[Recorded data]
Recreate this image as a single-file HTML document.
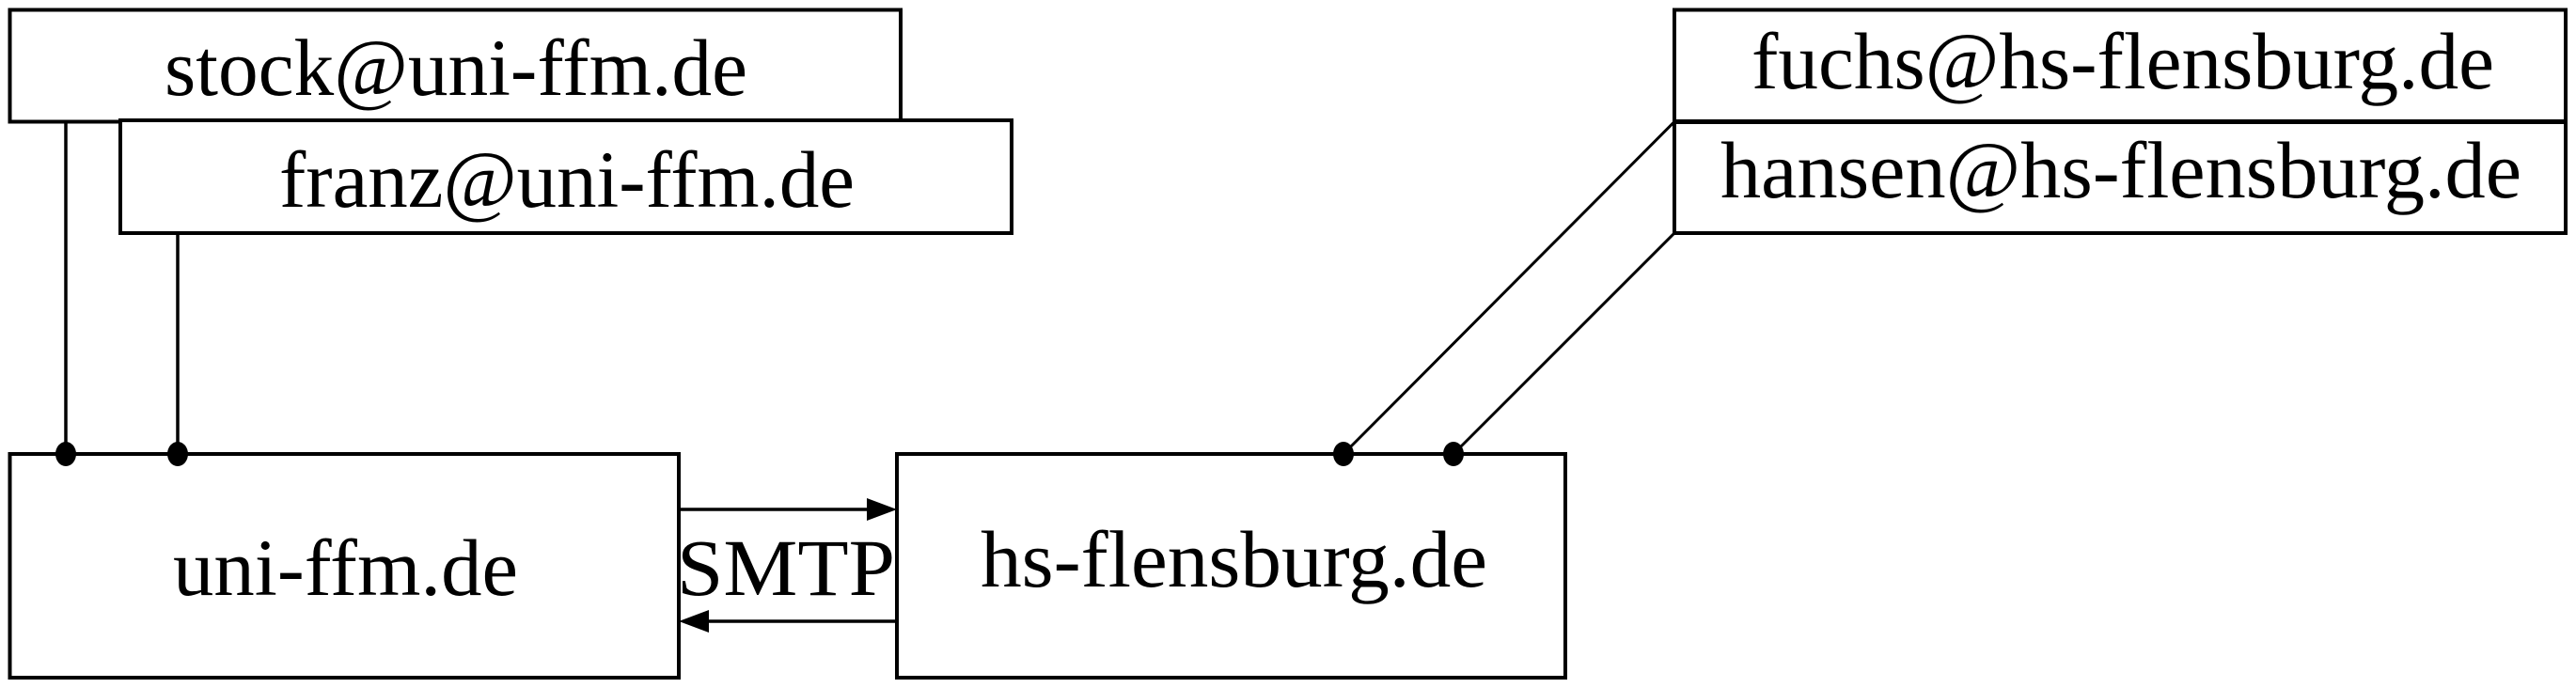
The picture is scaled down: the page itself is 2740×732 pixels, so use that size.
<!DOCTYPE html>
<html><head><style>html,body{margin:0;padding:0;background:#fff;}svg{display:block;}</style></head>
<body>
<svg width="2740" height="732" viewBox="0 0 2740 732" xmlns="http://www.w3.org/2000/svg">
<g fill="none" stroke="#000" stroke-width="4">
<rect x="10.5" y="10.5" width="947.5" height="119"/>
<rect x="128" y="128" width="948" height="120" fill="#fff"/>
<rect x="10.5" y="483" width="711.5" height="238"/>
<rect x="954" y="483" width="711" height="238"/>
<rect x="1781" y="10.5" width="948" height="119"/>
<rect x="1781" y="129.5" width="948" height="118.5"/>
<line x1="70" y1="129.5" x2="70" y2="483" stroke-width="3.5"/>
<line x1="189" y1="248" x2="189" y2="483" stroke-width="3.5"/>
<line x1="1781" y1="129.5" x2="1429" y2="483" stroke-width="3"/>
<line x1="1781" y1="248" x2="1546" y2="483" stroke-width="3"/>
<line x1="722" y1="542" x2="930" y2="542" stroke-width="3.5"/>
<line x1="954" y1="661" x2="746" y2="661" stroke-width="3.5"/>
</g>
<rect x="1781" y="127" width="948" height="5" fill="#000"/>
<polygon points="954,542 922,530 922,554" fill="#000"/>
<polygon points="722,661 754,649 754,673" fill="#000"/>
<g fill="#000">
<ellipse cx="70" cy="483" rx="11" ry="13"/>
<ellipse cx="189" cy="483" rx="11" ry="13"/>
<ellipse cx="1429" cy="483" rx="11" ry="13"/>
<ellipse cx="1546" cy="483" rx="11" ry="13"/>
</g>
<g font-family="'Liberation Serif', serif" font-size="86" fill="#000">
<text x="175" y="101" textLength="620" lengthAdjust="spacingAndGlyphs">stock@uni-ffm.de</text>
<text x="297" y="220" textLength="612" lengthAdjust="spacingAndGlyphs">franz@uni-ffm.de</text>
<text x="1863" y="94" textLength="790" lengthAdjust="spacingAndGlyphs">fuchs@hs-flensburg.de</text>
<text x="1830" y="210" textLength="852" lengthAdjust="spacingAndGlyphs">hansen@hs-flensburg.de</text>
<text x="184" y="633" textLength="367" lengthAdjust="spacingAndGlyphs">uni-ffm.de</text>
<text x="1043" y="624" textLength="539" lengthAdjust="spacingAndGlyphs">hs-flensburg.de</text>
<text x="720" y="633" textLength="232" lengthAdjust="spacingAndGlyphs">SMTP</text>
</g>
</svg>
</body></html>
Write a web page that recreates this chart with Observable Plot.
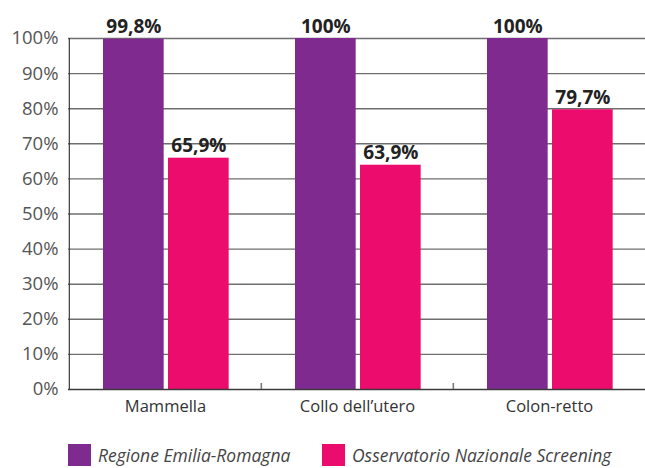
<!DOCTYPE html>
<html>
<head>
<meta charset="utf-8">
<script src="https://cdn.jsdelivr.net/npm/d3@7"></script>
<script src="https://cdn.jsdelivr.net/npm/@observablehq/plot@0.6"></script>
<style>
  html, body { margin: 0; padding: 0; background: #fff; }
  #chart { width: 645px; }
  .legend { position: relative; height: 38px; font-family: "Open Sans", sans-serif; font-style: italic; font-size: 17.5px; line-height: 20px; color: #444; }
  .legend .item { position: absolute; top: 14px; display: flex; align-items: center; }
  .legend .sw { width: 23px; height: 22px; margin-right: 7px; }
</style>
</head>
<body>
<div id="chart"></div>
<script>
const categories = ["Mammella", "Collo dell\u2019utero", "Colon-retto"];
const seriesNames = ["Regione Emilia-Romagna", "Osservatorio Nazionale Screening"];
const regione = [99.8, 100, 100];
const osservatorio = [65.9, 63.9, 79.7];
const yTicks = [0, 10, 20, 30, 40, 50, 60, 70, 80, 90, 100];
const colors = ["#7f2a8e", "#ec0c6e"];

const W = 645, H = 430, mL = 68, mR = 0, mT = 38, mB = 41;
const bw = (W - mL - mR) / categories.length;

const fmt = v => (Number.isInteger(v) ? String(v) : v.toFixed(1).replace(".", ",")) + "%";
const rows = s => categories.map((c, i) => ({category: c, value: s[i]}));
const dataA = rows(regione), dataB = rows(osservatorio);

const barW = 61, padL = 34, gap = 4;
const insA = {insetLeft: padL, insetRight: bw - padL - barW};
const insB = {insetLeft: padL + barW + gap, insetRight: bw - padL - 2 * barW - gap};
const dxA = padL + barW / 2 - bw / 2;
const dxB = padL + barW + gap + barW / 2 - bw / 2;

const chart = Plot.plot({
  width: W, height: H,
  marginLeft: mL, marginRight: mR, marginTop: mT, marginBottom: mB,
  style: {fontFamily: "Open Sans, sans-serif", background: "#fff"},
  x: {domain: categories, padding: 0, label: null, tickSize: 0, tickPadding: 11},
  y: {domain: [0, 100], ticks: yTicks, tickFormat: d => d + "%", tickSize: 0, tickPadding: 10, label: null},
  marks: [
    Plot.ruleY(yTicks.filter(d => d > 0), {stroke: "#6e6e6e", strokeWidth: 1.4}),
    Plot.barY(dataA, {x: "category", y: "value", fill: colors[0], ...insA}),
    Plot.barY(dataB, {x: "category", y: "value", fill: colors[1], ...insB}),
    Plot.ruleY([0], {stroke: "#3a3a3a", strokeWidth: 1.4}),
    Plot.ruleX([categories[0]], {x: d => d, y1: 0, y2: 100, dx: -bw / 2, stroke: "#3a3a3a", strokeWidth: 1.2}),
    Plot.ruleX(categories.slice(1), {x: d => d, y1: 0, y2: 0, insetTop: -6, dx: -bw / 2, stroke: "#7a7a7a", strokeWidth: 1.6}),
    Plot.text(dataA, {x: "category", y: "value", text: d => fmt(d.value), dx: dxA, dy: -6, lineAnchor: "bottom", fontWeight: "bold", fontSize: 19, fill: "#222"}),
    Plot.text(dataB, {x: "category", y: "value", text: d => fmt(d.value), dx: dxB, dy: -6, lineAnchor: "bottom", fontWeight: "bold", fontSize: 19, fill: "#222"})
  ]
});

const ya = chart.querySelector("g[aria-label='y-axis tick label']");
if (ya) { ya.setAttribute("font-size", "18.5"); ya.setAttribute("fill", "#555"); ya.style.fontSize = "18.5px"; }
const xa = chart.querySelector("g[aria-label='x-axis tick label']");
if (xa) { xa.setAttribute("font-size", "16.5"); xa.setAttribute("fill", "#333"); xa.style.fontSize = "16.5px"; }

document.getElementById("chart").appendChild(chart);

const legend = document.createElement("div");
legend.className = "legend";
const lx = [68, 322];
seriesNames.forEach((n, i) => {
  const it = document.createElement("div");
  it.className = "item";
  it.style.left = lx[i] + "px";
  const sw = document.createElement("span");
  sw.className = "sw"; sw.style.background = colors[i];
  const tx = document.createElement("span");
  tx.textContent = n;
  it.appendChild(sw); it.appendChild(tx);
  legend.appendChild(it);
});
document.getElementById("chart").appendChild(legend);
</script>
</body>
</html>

-- Task objective --
Repeat the entries exactly. Pictures are excluded from the copy.

-- Task response --
Recreate this image as a single-file HTML document.
The picture is scaled down: the page itself is 2740×732 pixels, so use that size.
<!DOCTYPE html>
<html><head><style>html,body{margin:0;padding:0;background:#fff;}svg{display:block;}</style></head>
<body>
<svg width="2740" height="732" viewBox="0 0 2740 732" xmlns="http://www.w3.org/2000/svg">
<g fill="none" stroke="#000" stroke-width="4">
<rect x="10.5" y="10.5" width="947.5" height="119"/>
<rect x="128" y="128" width="948" height="120" fill="#fff"/>
<rect x="10.5" y="483" width="711.5" height="238"/>
<rect x="954" y="483" width="711" height="238"/>
<rect x="1781" y="10.5" width="948" height="119"/>
<rect x="1781" y="129.5" width="948" height="118.5"/>
<line x1="70" y1="129.5" x2="70" y2="483" stroke-width="3.5"/>
<line x1="189" y1="248" x2="189" y2="483" stroke-width="3.5"/>
<line x1="1781" y1="129.5" x2="1429" y2="483" stroke-width="3"/>
<line x1="1781" y1="248" x2="1546" y2="483" stroke-width="3"/>
<line x1="722" y1="542" x2="930" y2="542" stroke-width="3.5"/>
<line x1="954" y1="661" x2="746" y2="661" stroke-width="3.5"/>
</g>
<rect x="1781" y="127" width="948" height="5" fill="#000"/>
<polygon points="954,542 922,530 922,554" fill="#000"/>
<polygon points="722,661 754,649 754,673" fill="#000"/>
<g fill="#000">
<ellipse cx="70" cy="483" rx="11" ry="13"/>
<ellipse cx="189" cy="483" rx="11" ry="13"/>
<ellipse cx="1429" cy="483" rx="11" ry="13"/>
<ellipse cx="1546" cy="483" rx="11" ry="13"/>
</g>
<g font-family="'Liberation Serif', serif" font-size="86" fill="#000">
<text x="175" y="101" textLength="620" lengthAdjust="spacingAndGlyphs">stock@uni-ffm.de</text>
<text x="297" y="220" textLength="612" lengthAdjust="spacingAndGlyphs">franz@uni-ffm.de</text>
<text x="1863" y="94" textLength="790" lengthAdjust="spacingAndGlyphs">fuchs@hs-flensburg.de</text>
<text x="1830" y="210" textLength="852" lengthAdjust="spacingAndGlyphs">hansen@hs-flensburg.de</text>
<text x="184" y="633" textLength="367" lengthAdjust="spacingAndGlyphs">uni-ffm.de</text>
<text x="1043" y="624" textLength="539" lengthAdjust="spacingAndGlyphs">hs-flensburg.de</text>
<text x="720" y="633" textLength="232" lengthAdjust="spacingAndGlyphs">SMTP</text>
</g>
</svg>
</body></html>
Write a web page that recreates this chart with Observable Plot.
<!DOCTYPE html>
<html>
<head>
<meta charset="utf-8">
<script src="https://cdn.jsdelivr.net/npm/d3@7"></script>
<script src="https://cdn.jsdelivr.net/npm/@observablehq/plot@0.6"></script>
<style>
  html, body { margin: 0; padding: 0; background: #fff; }
  #chart { width: 645px; }
  .legend { position: relative; height: 38px; font-family: "Open Sans", sans-serif; font-style: italic; font-size: 17.5px; line-height: 20px; color: #444; }
  .legend .item { position: absolute; top: 14px; display: flex; align-items: center; }
  .legend .sw { width: 23px; height: 22px; margin-right: 7px; }
</style>
</head>
<body>
<div id="chart"></div>
<script>
const categories = ["Mammella", "Collo dell\u2019utero", "Colon-retto"];
const seriesNames = ["Regione Emilia-Romagna", "Osservatorio Nazionale Screening"];
const regione = [99.8, 100, 100];
const osservatorio = [65.9, 63.9, 79.7];
const yTicks = [0, 10, 20, 30, 40, 50, 60, 70, 80, 90, 100];
const colors = ["#7f2a8e", "#ec0c6e"];

const W = 645, H = 430, mL = 68, mR = 0, mT = 38, mB = 41;
const bw = (W - mL - mR) / categories.length;

const fmt = v => (Number.isInteger(v) ? String(v) : v.toFixed(1).replace(".", ",")) + "%";
const rows = s => categories.map((c, i) => ({category: c, value: s[i]}));
const dataA = rows(regione), dataB = rows(osservatorio);

const barW = 61, padL = 34, gap = 4;
const insA = {insetLeft: padL, insetRight: bw - padL - barW};
const insB = {insetLeft: padL + barW + gap, insetRight: bw - padL - 2 * barW - gap};
const dxA = padL + barW / 2 - bw / 2;
const dxB = padL + barW + gap + barW / 2 - bw / 2;

const chart = Plot.plot({
  width: W, height: H,
  marginLeft: mL, marginRight: mR, marginTop: mT, marginBottom: mB,
  style: {fontFamily: "Open Sans, sans-serif", background: "#fff"},
  x: {domain: categories, padding: 0, label: null, tickSize: 0, tickPadding: 11},
  y: {domain: [0, 100], ticks: yTicks, tickFormat: d => d + "%", tickSize: 0, tickPadding: 10, label: null},
  marks: [
    Plot.ruleY(yTicks.filter(d => d > 0), {stroke: "#6e6e6e", strokeWidth: 1.4}),
    Plot.barY(dataA, {x: "category", y: "value", fill: colors[0], ...insA}),
    Plot.barY(dataB, {x: "category", y: "value", fill: colors[1], ...insB}),
    Plot.ruleY([0], {stroke: "#3a3a3a", strokeWidth: 1.4}),
    Plot.ruleX([categories[0]], {x: d => d, y1: 0, y2: 100, dx: -bw / 2, stroke: "#3a3a3a", strokeWidth: 1.2}),
    Plot.ruleX(categories.slice(1), {x: d => d, y1: 0, y2: 0, insetTop: -6, dx: -bw / 2, stroke: "#7a7a7a", strokeWidth: 1.6}),
    Plot.text(dataA, {x: "category", y: "value", text: d => fmt(d.value), dx: dxA, dy: -6, lineAnchor: "bottom", fontWeight: "bold", fontSize: 19, fill: "#222"}),
    Plot.text(dataB, {x: "category", y: "value", text: d => fmt(d.value), dx: dxB, dy: -6, lineAnchor: "bottom", fontWeight: "bold", fontSize: 19, fill: "#222"})
  ]
});

const ya = chart.querySelector("g[aria-label='y-axis tick label']");
if (ya) { ya.setAttribute("font-size", "18.5"); ya.setAttribute("fill", "#555"); ya.style.fontSize = "18.5px"; }
const xa = chart.querySelector("g[aria-label='x-axis tick label']");
if (xa) { xa.setAttribute("font-size", "16.5"); xa.setAttribute("fill", "#333"); xa.style.fontSize = "16.5px"; }

document.getElementById("chart").appendChild(chart);

const legend = document.createElement("div");
legend.className = "legend";
const lx = [68, 322];
seriesNames.forEach((n, i) => {
  const it = document.createElement("div");
  it.className = "item";
  it.style.left = lx[i] + "px";
  const sw = document.createElement("span");
  sw.className = "sw"; sw.style.background = colors[i];
  const tx = document.createElement("span");
  tx.textContent = n;
  it.appendChild(sw); it.appendChild(tx);
  legend.appendChild(it);
});
document.getElementById("chart").appendChild(legend);
</script>
</body>
</html>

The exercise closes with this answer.